** Begin Exercise materials **

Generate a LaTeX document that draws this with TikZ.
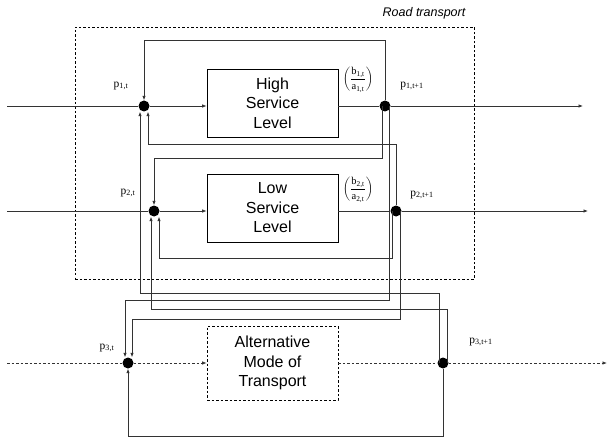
\documentclass[tikz,border=0pt]{standalone}
\usepackage{fontspec}
\setmainfont{Liberation Serif}
\newfontfamily\boxfont{Liberation Sans}
\usetikzlibrary{arrows.meta}
\begin{document}
\begin{tikzpicture}[x=1pt,y=-1pt,
  ln/.style={draw=black!80,line width=0.75pt},
  arr/.style={ln,-{Latex[length=4.5pt,width=3.5pt]}},
  dsh/.style={dash pattern=on 2.5pt off 2pt},
  dot/.style={circle,fill=black,inner sep=0pt,minimum size=11pt},
  blk/.style={draw=black,line width=0.8pt,minimum width=131pt,inner sep=0pt,
    font=\boxfont\fontsize{16}{19.5}\selectfont,align=center},
  plab/.style={font=\fontsize{11.5}{12}\selectfont,inner sep=0pt},
  frc/.style={font=\fontsize{10.5}{12}\selectfont,inner sep=0pt}]
\useasboundingbox (0,0) rectangle (609,438);
% road transport frame
\node[draw=black,line width=0.7pt,dsh,minimum width=399pt,minimum height=252pt,inner sep=0pt] (road) at (274.5,153) {};
\node[font=\boxfont\itshape\fontsize{12.5}{14}\selectfont,inner sep=0pt] (roadlab) at (424,13) {Road transport};
% blocks
\node[blk,minimum height=68pt] (hsl) at (272.5,103) {High\\Service\\Level};
\node[blk,minimum height=68pt] (lsl) at (272.5,208) {Low\\Service\\Level};
\node[blk,dsh,minimum height=74pt] (alt) at (272.5,363) {Alternative\\Mode of\\Transport};
% junctions
\node[dot] (j1) at (144,106) {};
\node[dot] (o1) at (385,106) {};
\node[dot] (j2) at (154,211) {};
\node[dot] (o2) at (396,211) {};
\node[dot] (j3) at (128,363) {};
\node[dot] (o3) at (443,363) {};
\coordinate (in1) at (7,106);
\coordinate (in2) at (7,211);
\coordinate (in3) at (7,363);
\coordinate (out1) at (583,106);
\coordinate (out2) at (588,211);
\coordinate (out3) at (607,363);
% main flows
\draw[ln] (in1) -- (j1);
\draw[arr] (j1) -- (hsl.west |- j1);
\draw[ln] (hsl.east |- o1) -- (o1);
\draw[arr] (o1) -- (out1);
\draw[ln] (in2) -- (j2);
\draw[arr] (j2) -- (lsl.west |- j2);
\draw[ln] (lsl.east |- o2) -- (o2);
\draw[arr] (o2) -- (out2);
\draw[ln,dsh] (in3) -- (j3);
\draw[arr,dsh] (j3) -- (alt.west |- j3);
\draw[ln,dsh] (alt.east |- o3) -- (o3);
\draw[arr,dsh] (o3) -- (out3);
% feedback from high service level
\draw[arr] (o1.north) -- ++(0,-60) -| (j1.north);
\draw[arr] ([xshift=-3pt]o1.center) -- ++(0,52) -| (j2.north);
\draw[arr] ([xshift=4pt]o1.center) -- ++(0,194) -| ([xshift=-3pt]j3.north);
% feedback from low service level
\draw[arr] (o2.north) -- ++(0,-61) -| ([xshift=4pt]j1.south);
\draw[arr] ([xshift=-4pt]o2.center) -- ++(0,47) -| ([xshift=5pt]j2.south);
\draw[arr] ([xshift=4pt]o2.center) -- ++(0,108) -| ([xshift=4pt]j3.north);
% feedback from alternative mode
\draw[arr] ([xshift=-4pt]o3.center) -- ++(0,-70) -| ([xshift=-4pt]j1.south);
\draw[arr] ([xshift=4pt]o3.center) -- ++(0,-54) -| ([xshift=-3pt]j2.south);
\draw[arr] (o3.south) -- ++(0,68) -| (j3.south);
% labels
\node[plab] (p1t) at (121,86) {p\textsubscript{1,t}};
\node[plab] (p1n) at (412,86) {p\textsubscript{1,t+1}};
\node[plab] (p2t) at (128,193) {p\textsubscript{2,t}};
\node[plab] (p2n) at (422,195) {p\textsubscript{2,t+1}};
\node[plab] (p3t) at (107,348) {p\textsubscript{3,t}};
\node[plab] (p3n) at (481,342) {p\textsubscript{3,t+1}};
\node[frc] (f1) at (358,80) {$\displaystyle\left(\frac{\mbox{b\textsubscript{1,t}}}{\mbox{a\textsubscript{1,t}}}\right)$};
\node[frc] (f2) at (358,190) {$\displaystyle\left(\frac{\mbox{b\textsubscript{2,t}}}{\mbox{a\textsubscript{2,t}}}\right)$};
\end{tikzpicture}
\end{document}
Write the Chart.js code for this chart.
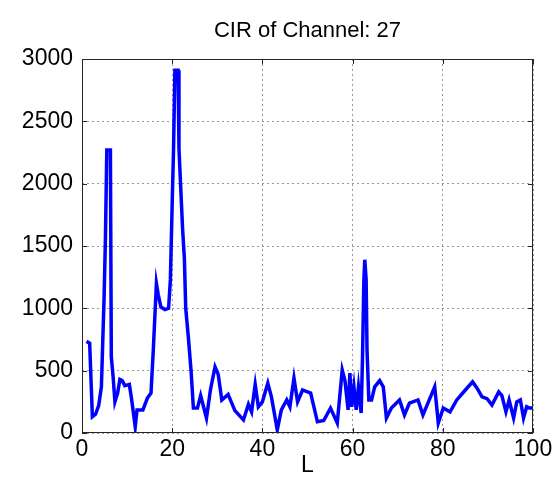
<!DOCTYPE html>
<html lang="en">
<head>
  <meta charset="UTF-8">
  <title>CIR of Channel: 27</title>
  <script src="https://cdn.jsdelivr.net/npm/chart.js"></script>
  <style>
    body { margin: 0; background: #fff; }
    #cir { display: block; }
  </style>
</head>
<body>
<canvas id="cir" width="556" height="501"></canvas>
<script>
  const titleText = "CIR of Channel: 27";
  const xLabel = "L";

  // tap index and impulse response magnitude
  const lags = [
    1, 1.7, 2.3, 3, 3.7, 4.3, 4.9, 5.2, 5.5, 6.3, 6.5, 6.9, 7.3, 7.9, 8.4, 8.9, 9.5, 10.5, 11, 11.8,
    12.2, 13.5, 14.5, 15.3, 15.8, 16.5, 16.9, 17.5, 18.4, 19.2, 19.6, 20, 20.3, 20.6, 21.3, 21.5, 21.9, 22.3, 22.7, 23,
    23.6, 24.2, 24.7, 25.6, 26.3, 27.6, 28.5, 29.5, 30.2, 31, 32.4, 33.9, 35.8, 36.9, 37.6, 38.4, 39.1, 40, 41.2, 42,
    43.3, 44.2, 45.4, 46.1, 47, 47.8, 48.9, 50.7, 52.2, 53.6, 55.1, 56.6, 57.7, 58.3, 59, 59.4, 59.8, 60.3, 60.8, 61.3,
    61.9, 62.2, 62.5, 62.7, 63, 63.2, 63.6, 64.2, 64.9, 66, 66.8, 67.5, 68.6, 70.4, 71.5, 72.6, 74.5, 75.6, 76.7, 78.2,
    79, 80.1, 81.6, 83.1, 85, 86.6, 87.6, 88.7, 89.8, 90.9, 92.4, 93.1, 94, 94.7, 95.7, 96.4, 97.2, 97.9, 98.6, 99.2, 100
  ];
  const cir = [
    735, 720, 130, 150, 220, 370, 1090, 1570, 2270, 2270, 610, 450, 250, 320, 430, 420, 380, 390, 270, 50,
    185, 185, 280, 320, 660, 1200, 1110, 1010, 990, 1000, 1230, 1850, 2280, 2910, 2910, 2280, 1960, 1640, 1400, 1000,
    760, 490, 200, 200, 300, 120, 350, 530, 470, 265, 310, 180, 105, 230, 170, 390, 210, 250, 400, 290,
    25, 185, 265, 210, 440, 250, 345, 320, 90, 100, 200, 80, 505, 420, 185, 480, 210, 370, 185, 370,
    160, 610, 1230, 1390, 1230, 665, 265, 265, 370, 420, 370, 120, 200, 265, 145, 240, 265, 145, 240, 370,
    80, 200, 170, 265, 345, 410, 360, 290, 275, 225, 330, 300, 170, 265, 120, 250, 265, 120, 210, 200, 200
  ];

  const xTicks = [0, 20, 40, 60, 80, 100];
  const yTicks = [0, 500, 1000, 1500, 2000, 2500, 3000];

  // axes box, inward tick marks on all four sides, and the title
  const frame = {
    id: 'frame',
    afterDatasetsDraw(chart) {
      const { ctx, chartArea: a, scales: { x, y } } = chart;
      ctx.save();
      ctx.strokeStyle = '#262626';
      ctx.lineWidth = 1;
      ctx.beginPath();
      xTicks.forEach(v => {
        const px = Math.round(x.getPixelForValue(v)) + 0.5;
        ctx.moveTo(px, a.bottom); ctx.lineTo(px, a.bottom - 5);
        ctx.moveTo(px, a.top); ctx.lineTo(px, a.top + 5);
      });
      yTicks.forEach(v => {
        const py = Math.round(y.getPixelForValue(v)) + 0.5;
        ctx.moveTo(a.left, py); ctx.lineTo(a.left + 5, py);
        ctx.moveTo(a.right, py); ctx.lineTo(a.right - 5, py);
      });
      ctx.stroke();
      ctx.strokeRect(a.left + 0.5, a.top + 0.5, a.width - 1, a.height - 1);

      ctx.fillStyle = '#000';
      ctx.font = '22px Arial';
      ctx.textAlign = 'center';
      ctx.textBaseline = 'middle';
      ctx.fillText(titleText, (a.left + a.right) / 2, 31);
      ctx.restore();
    }
  };

  const tickFont = { family: 'Arial', size: 23 };

  new Chart(document.getElementById('cir'), {
    type: 'line',
    data: {
      datasets: [{
        data: lags.map((l, i) => ({ x: l, y: cir[i] })),
        borderColor: '#0000ff',
        borderWidth: 3.5,
        pointRadius: 0,
        tension: 0,
        fill: false
      }]
    },
    options: {
      responsive: false,
      animation: false,
      layout: { padding: { top: 59, right: 23, left: 0, bottom: 0 } },
      plugins: { legend: { display: false }, tooltip: { enabled: false }, title: { display: false } },
      scales: {
        x: {
          type: 'linear',
          min: 0,
          max: 100,
          afterBuildTicks: s => { s.ticks = xTicks.map(v => ({ value: v })); },
          afterFit: s => { s.height = 68; },
          ticks: { color: '#000', font: tickFont, padding: 3, maxRotation: 0, callback: v => String(v) },
          grid: { color: '#999', drawTicks: false },
          border: { display: false, dash: [2, 3] },
          title: { display: true, text: xLabel, color: '#000', font: { family: 'Arial', size: 23 }, padding: { top: 0, bottom: 22 } }
        },
        y: {
          min: 0,
          max: 3000,
          afterBuildTicks: s => { s.ticks = yTicks.map(v => ({ value: v })); },
          afterFit: s => { s.width = 82; },
          ticks: { color: '#000', font: tickFont, padding: 9, callback: v => String(v) },
          grid: { color: '#999', drawTicks: false },
          border: { display: false, dash: [2, 3] }
        }
      }
    },
    plugins: [frame]
  });
</script>
</body>
</html>
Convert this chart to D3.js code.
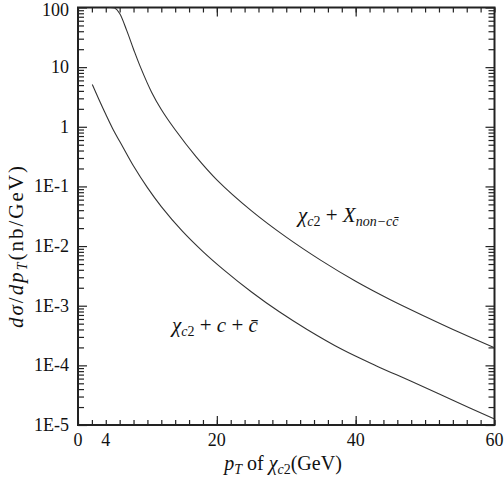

** End Exercise materials **

The task:
Copy nothing but the lines above from the one with "Write the Chart.js code for this chart." to the one with "const yTicks = [0, 500, 1000, 1500, 2000, 2500, 3000];", inclusive, word for word. Leave every picture out.

Result of this task:
Write the Chart.js code for this chart.
<!DOCTYPE html>
<html lang="en">
<head>
  <meta charset="UTF-8">
  <title>CIR of Channel: 27</title>
  <script src="https://cdn.jsdelivr.net/npm/chart.js"></script>
  <style>
    body { margin: 0; background: #fff; }
    #cir { display: block; }
  </style>
</head>
<body>
<canvas id="cir" width="556" height="501"></canvas>
<script>
  const titleText = "CIR of Channel: 27";
  const xLabel = "L";

  // tap index and impulse response magnitude
  const lags = [
    1, 1.7, 2.3, 3, 3.7, 4.3, 4.9, 5.2, 5.5, 6.3, 6.5, 6.9, 7.3, 7.9, 8.4, 8.9, 9.5, 10.5, 11, 11.8,
    12.2, 13.5, 14.5, 15.3, 15.8, 16.5, 16.9, 17.5, 18.4, 19.2, 19.6, 20, 20.3, 20.6, 21.3, 21.5, 21.9, 22.3, 22.7, 23,
    23.6, 24.2, 24.7, 25.6, 26.3, 27.6, 28.5, 29.5, 30.2, 31, 32.4, 33.9, 35.8, 36.9, 37.6, 38.4, 39.1, 40, 41.2, 42,
    43.3, 44.2, 45.4, 46.1, 47, 47.8, 48.9, 50.7, 52.2, 53.6, 55.1, 56.6, 57.7, 58.3, 59, 59.4, 59.8, 60.3, 60.8, 61.3,
    61.9, 62.2, 62.5, 62.7, 63, 63.2, 63.6, 64.2, 64.9, 66, 66.8, 67.5, 68.6, 70.4, 71.5, 72.6, 74.5, 75.6, 76.7, 78.2,
    79, 80.1, 81.6, 83.1, 85, 86.6, 87.6, 88.7, 89.8, 90.9, 92.4, 93.1, 94, 94.7, 95.7, 96.4, 97.2, 97.9, 98.6, 99.2, 100
  ];
  const cir = [
    735, 720, 130, 150, 220, 370, 1090, 1570, 2270, 2270, 610, 450, 250, 320, 430, 420, 380, 390, 270, 50,
    185, 185, 280, 320, 660, 1200, 1110, 1010, 990, 1000, 1230, 1850, 2280, 2910, 2910, 2280, 1960, 1640, 1400, 1000,
    760, 490, 200, 200, 300, 120, 350, 530, 470, 265, 310, 180, 105, 230, 170, 390, 210, 250, 400, 290,
    25, 185, 265, 210, 440, 250, 345, 320, 90, 100, 200, 80, 505, 420, 185, 480, 210, 370, 185, 370,
    160, 610, 1230, 1390, 1230, 665, 265, 265, 370, 420, 370, 120, 200, 265, 145, 240, 265, 145, 240, 370,
    80, 200, 170, 265, 345, 410, 360, 290, 275, 225, 330, 300, 170, 265, 120, 250, 265, 120, 210, 200, 200
  ];

  const xTicks = [0, 20, 40, 60, 80, 100];
  const yTicks = [0, 500, 1000, 1500, 2000, 2500, 3000];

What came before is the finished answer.